Where this is perverted, is that the PBMs have complex compensation schedules wherein they receive a percentage of drug rebates. Their goal is to secure the largest rebate possible. Thus, either negotiate more effectively OR pressure manufacturers to increase list prices and give larger rebates. In practice, the latter happens most often. Insurers don't mind high list prices because they get large rebates and it encourages people to stay insured. Net prices (pharma revenue) on off-patent insulin have declined consistently since mid-2000s [0].

However, insulin is inexcusably expensive due to legacy regulation about equivalence for biologics and sticky patient preferences. Even current net prices are 2-5x too high relative to what a competitive generic market could produce.
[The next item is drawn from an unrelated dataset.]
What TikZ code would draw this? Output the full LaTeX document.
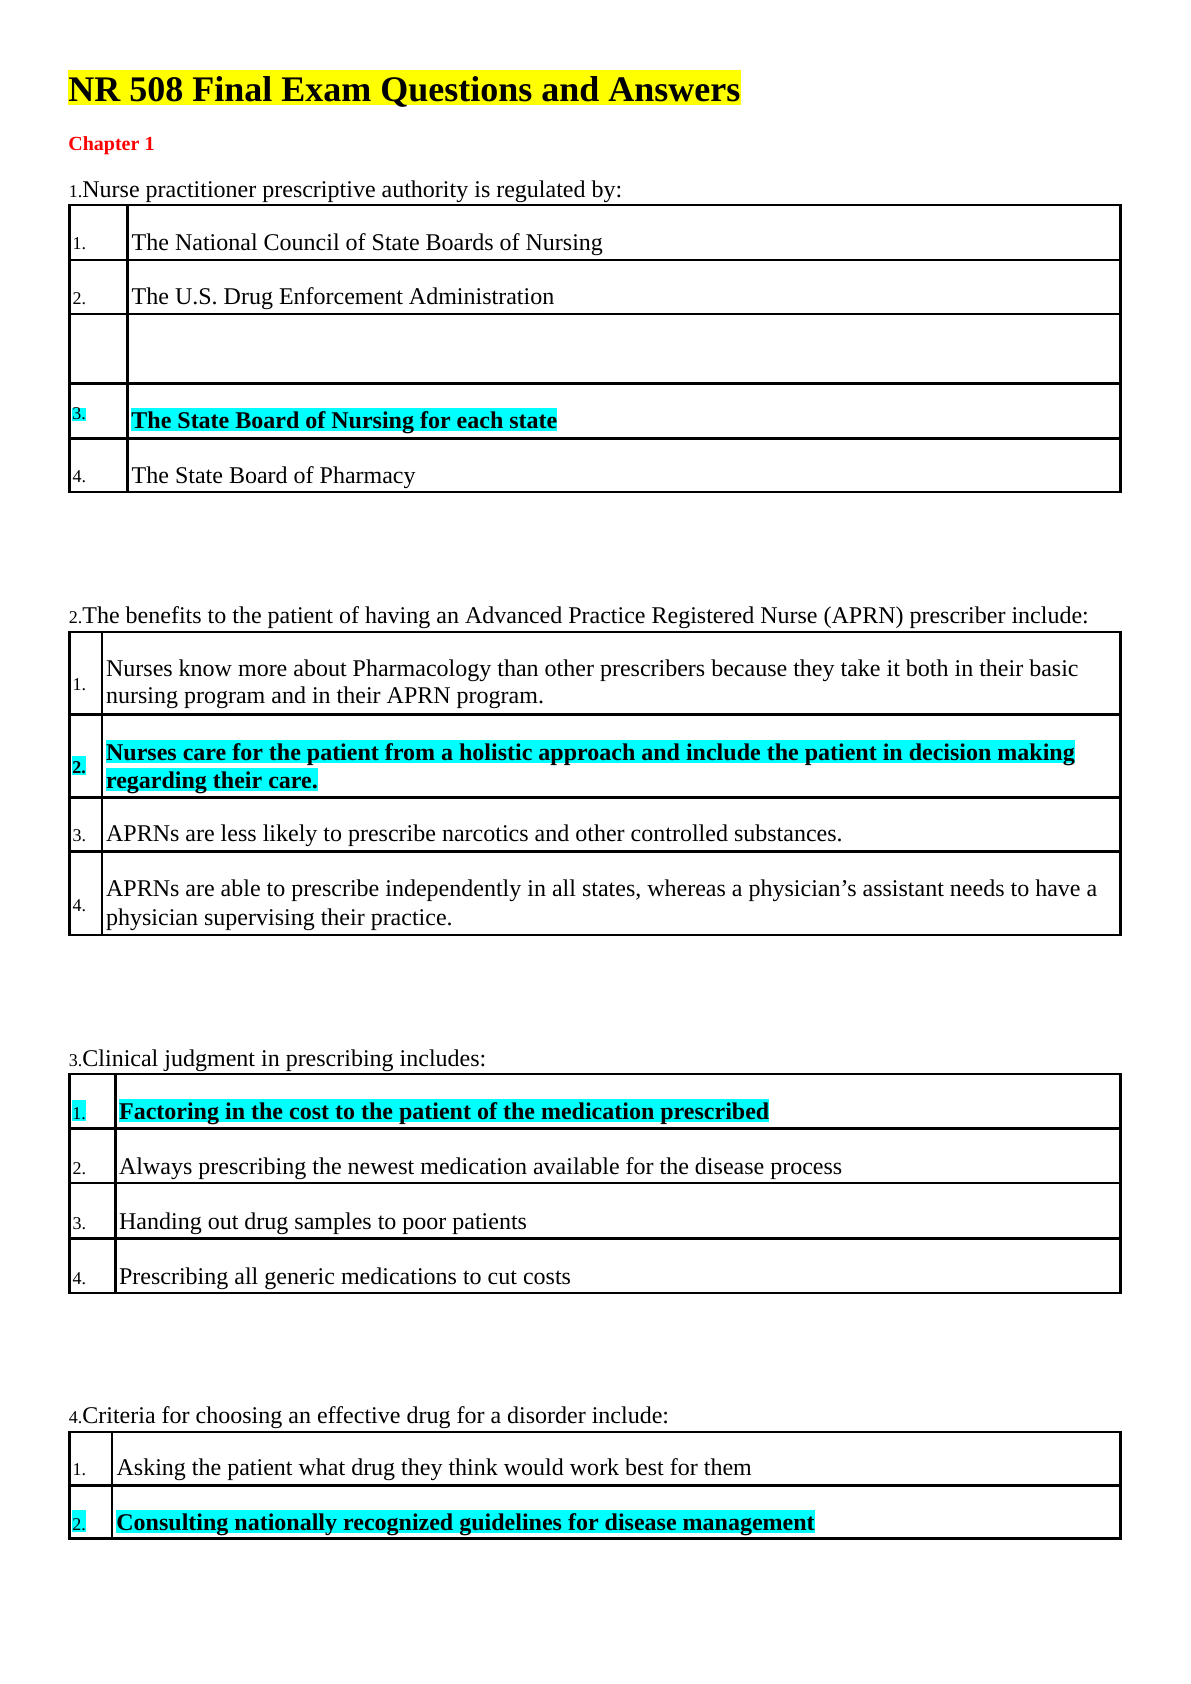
\documentclass[tikz,border=0pt]{standalone}
\usepackage{fontspec}
\setmainfont{Liberation Serif}
\definecolor{aqua}{HTML}{00FFFF}
\definecolor{marker}{HTML}{FFFF00}
\definecolor{chapred}{HTML}{FF0000}
\newcommand\bodyfont{\fontsize{12bp}{14bp}\selectfont}
\newcommand\numfont{\fontsize{9bp}{11bp}\selectfont}
\tikzset{
  cell/.style={anchor=base west, inner sep=0pt, font=\bodyfont},
  num/.style={anchor=base west, inner sep=0pt, font=\numfont},
  hl/.style={fill=aqua, text height=10.25bp, text depth=1.5bp},
  hlnum/.style={fill=aqua, text height=#1, text depth=1bp},
  grid/.style={line width=1.3bp},
}
\begin{document}
\begin{tikzpicture}[x=0.5bp,y=-0.5bp]
            \useasboundingbox (0,0) rectangle (1191,1684);

            % Heading
            \node[anchor=base west, inner sep=0pt, fill=marker, text height=15.85bp, text depth=1.8bp,
                  font=\fontsize{18bp}{21bp}\selectfont\bfseries] (title) at (68,101.7) {NR 508 Final Exam Questions and Answers};
            \node[anchor=base west, inner sep=0pt, text=chapred, font=\fontsize{10bp}{12bp}\selectfont\bfseries] (chap) at (68,150) {Chapter 1};

            % Question 1
            \node[cell] (q1) at (68.5,197.3) {{\numfont 1.}Nurse practitioner prescriptive authority is regulated by:};
            \draw[grid] (69.3,205) rectangle (1120.7,492);
            \foreach \y in {260,314,383.5,438.5}
              \draw[grid] (69.3,\y) -- (1120.7,\y);
            \draw[grid] (127.3,205) -- (127.3,492);
            \node[num] (n11) at (72.3,249.5) {1.};
            \node[cell] (a11) at (131.3,250.5) {The National Council of State Boards of Nursing};
            \node[num] (n12) at (72.3,304) {2.};
            \node[cell] (a12) at (131.3,304) {The U.S. Drug Enforcement Administration};
            \node[num, hlnum=5.5bp] (n13) at (72,419.3) {3.\hspace{1bp}};
            \node[cell, hl, font=\bodyfont\bfseries] (a13) at (131,428) {The State Board of Nursing for each state};
            \node[num] (n14) at (72.3,482) {4.};
            \node[cell] (a14) at (131.3,483) {The State Board of Pharmacy};

            % Question 2
            \node[cell] (q2) at (68.5,623.3) {{\numfont 2.}The benefits to the patient of having an Advanced Practice Registered Nurse (APRN) prescriber include:};
            \draw[grid] (69.3,632) rectangle (1120.7,935);
            \foreach \y in {714.5,797.5,851.7}
              \draw[grid] (69.3,\y) -- (1120.7,\y);
            \draw[grid] (102,632) -- (102,935);
            \node[num] (n21) at (72.3,690) {1.};
            \node[cell] (a21) at (105.7,676.5) {Nurses know more about Pharmacology than other prescribers because they take it both in their basic};
            \node[cell] (a21b) at (105.7,703.5) {nursing program and in their APRN program.};
            \node[num, hlnum=8.8bp, font=\numfont\bfseries] (n22) at (72,773.3) {2.\hspace{1bp}};
            \node[cell, hl, font=\bodyfont\bfseries] (a22) at (105.7,760) {Nurses care for the patient from a holistic approach and include the patient in decision making\ };
            \node[cell, hl, font=\bodyfont\bfseries] (a22b) at (105.7,788) {regarding their care.};
            \node[num] (n23) at (72.3,841.7) {3.};
            \node[cell] (a23) at (105.7,841.7) {APRNs are less likely to prescribe narcotics and other controlled substances.};
            \node[num] (n24) at (72.3,911) {4.};
            \node[cell] (a24) at (105.7,896.7) {APRNs are able to prescribe independently in all states, whereas a physician’s assistant needs to have a};
            \node[cell] (a24b) at (105.7,925) {physician supervising their practice.};

            % Question 3
            \node[cell] (q3) at (68.5,1066) {{\numfont 3.}Clinical judgment in prescribing includes:};
            \draw[grid] (69.3,1074) rectangle (1120.7,1292.8);
            \foreach \y in {1128.5,1183,1238.3}
              \draw[grid] (69.3,\y) -- (1120.7,\y);
            \draw[grid] (115.3,1074) -- (115.3,1292.8);
            \node[num, hlnum=9.65bp] (n31) at (72,1119.3) {1.\hspace{1bp}};
            \node[cell, hl, font=\bodyfont\bfseries] (a31) at (118.7,1119.3) {Factoring in the cost to the patient of the medication prescribed};
            \node[num] (n32) at (72.3,1174.5) {2.};
            \node[cell] (a32) at (118.7,1174.5) {Always prescribing the newest medication available for the disease process};
            \node[num] (n33) at (72.3,1229) {3.};
            \node[cell] (a33) at (118.7,1229) {Handing out drug samples to poor patients};
            \node[num] (n34) at (72.3,1284.1) {4.};
            \node[cell] (a34) at (118.7,1284.1) {Prescribing all generic medications to cut costs};

            % Question 4
            \node[cell] (q4) at (68.5,1423.3) {{\numfont 4.}Criteria for choosing an effective drug for a disorder include:};
            \draw[grid] (69.3,1432) rectangle (1120.7,1538.3);
            \draw[grid] (69.3,1485.7) -- (1120.7,1485.7);
            \draw[grid] (112,1432) -- (112,1538.3);
            \node[num] (n41) at (72.3,1475) {1.};
            \node[cell] (a41) at (116.2,1475) {Asking the patient what drug they think would work best for them};
            \node[num, hlnum=10bp] (n42) at (72,1530) {2.\hspace{1bp}};
            \node[cell, hl, font=\bodyfont\bfseries] (a42) at (116,1530) {Consulting nationally recognized guidelines for disease management};
\end{tikzpicture}
\end{document}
[0] https://www.fiercepharma.com/pharma/net-prices-for-insulins-...

1 comments

All these complicated incentives make it hard to figure out who's responsible, so let me ask a question:

What if a manufacturer lowered the price of insulin to $10 a month and gave no rebates at all? Would insurance companies refuse to cover it and pharmacies refuse to carry it?

I think the problem is that this isn't in either of their interests. The insurers benefit from high prices because it scares people into staying insured and, IIRC, the laws limit the percentage of their profits, so a percentage of a higher number means more profit. The drug companies more obviously benefit from high prices.